Rajendra Pachauri’s Resignation Letter
Donna Laframboise February 24, 2015
Rajendra Pachauri resigned as chairman of the Intergovernmental Panel on Climate Change (IPCC) today. It was a long time coming. As a journalist who has followed his career for the past five years, writing enough to fill a full-length book, my assessment of 74-year-old Pachauri is a harsh one: He has been a non-stop train wreck.
Pachauri’s letter talks about his “greatest joy” and his “sublime satisfaction.” And about religion:
"For me the protection of Planet Earth, the survival of all species and sustainability of our ecosystems is more than a mission. It is my religion and my dharma."
Yes, the IPCC – which we’re told to take seriously because it is a scientific body producing scientific reports – has, in fact, been led by an environmentalist on a mission.
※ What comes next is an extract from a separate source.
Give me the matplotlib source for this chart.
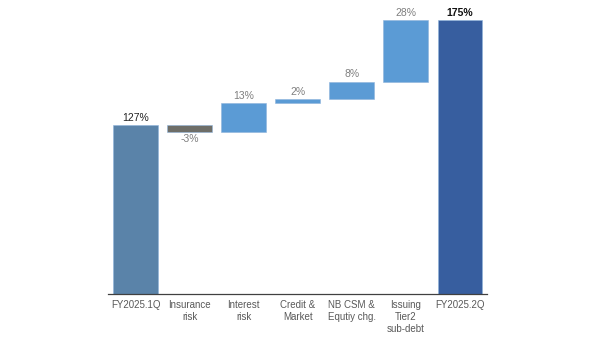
import matplotlib
matplotlib.use("Agg")
import matplotlib.pyplot as plt

plt.rcParams["font.family"] = ["Liberation Sans", "DejaVu Sans"]

categories = ["FY2025.1Q", "Insurance\nrisk", "Interest\nrisk", "Credit &\nMarket",
              "NB CSM &\nEqutiy chg.", "Issuing\nTier2\nsub-debt", "FY2025.2Q"]
start_value = 127
changes = [-3, 13, 2, 8, 28]
end_value = 175

c_start = "#5a83a9"
c_neg = "#6e6e68"
c_pos = "#5b9bd5"
c_end = "#375e9f"

fig = plt.figure(figsize=(6, 3.4), dpi=100)
ax = fig.add_axes([0.18, 0.1353, 0.6317, 0.8375])

bottoms, heights, colors = [], [], []
bottoms.append(0); heights.append(start_value); colors.append(c_start)
level = start_value
for c in changes:
    if c >= 0:
        bottoms.append(level); heights.append(c); colors.append(c_pos)
    else:
        bottoms.append(level + c); heights.append(-c); colors.append(c_neg)
    level += c
bottoms.append(0); heights.append(end_value); colors.append(c_end)

x = list(range(len(categories)))
ax.bar(x, heights, bottom=bottoms, width=0.83, color=colors,
       edgecolor="#8fb4dc", linewidth=0.4)

ax.text(0, start_value + 1.0, f"{start_value}%", ha="center", va="bottom",
        fontsize=7.5, color="#222222")
level = start_value
for i, c in enumerate(changes, start=1):
    if c >= 0:
        ax.text(i, level + c + 1.0, f"{c}%", ha="center", va="bottom",
                fontsize=7.5, color="#7f7f7f")
    else:
        ax.text(i, level + c - 1.0, f"{c}%", ha="center", va="top",
                fontsize=7.5, color="#7f7f7f")
    level += c
ax.text(len(categories) - 1, end_value + 1.0, f"{end_value}%", ha="center",
        va="bottom", fontsize=7.5, color="#111111", fontweight="bold")

ax.set_ylim(50, 180)
ax.set_xlim(-0.51, 6.5)
ax.set_xticks(x)
ax.set_xticklabels(categories, fontsize=7, color="#595959", linespacing=1.3)
ax.tick_params(axis="x", length=0, pad=4)
ax.set_yticks([])
for s in ["top", "right", "left"]:
    ax.spines[s].set_visible(False)
ax.spines["bottom"].set_color("#404040")
ax.spines["bottom"].set_linewidth(0.9)

fig.savefig("out.png", dpi=100)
By someone for whom protecting the planet is a religious calling.
Even here, at the end, Pachauri fails to grasp that science and religion don’t belong in the same sentence; that those on a political mission are unlikely to be upholders of rigorous scientific practice.
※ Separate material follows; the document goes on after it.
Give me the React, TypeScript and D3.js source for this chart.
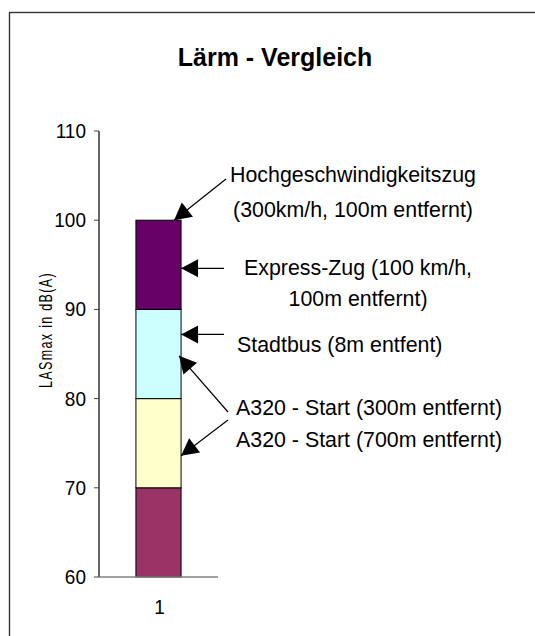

http://nofrakkingconsensus.com/2015/02/ ... on-letter/
For a train wreck, he did a pretty good job!
Extraordinary!
Seventeen ways IPCC is crap: http://nofrakkingconsensus.com/2013/08/ ... look-like/
What Would a Bad Job Look Like?
Donna Laframboise August 5, 2013
A US official recently called Rajendra Pachauri’s leadership of the world’s most important climate body ‘extraordinary.’ But ‘inadequate’ and ‘inexcusable’ are more appropriate.
This is not how a scientific body operates. This is the mark of a political organization, established to serve political ends.
If Rajendra Pachauri has done a good job as IPCC chairman, what would a bad job look like?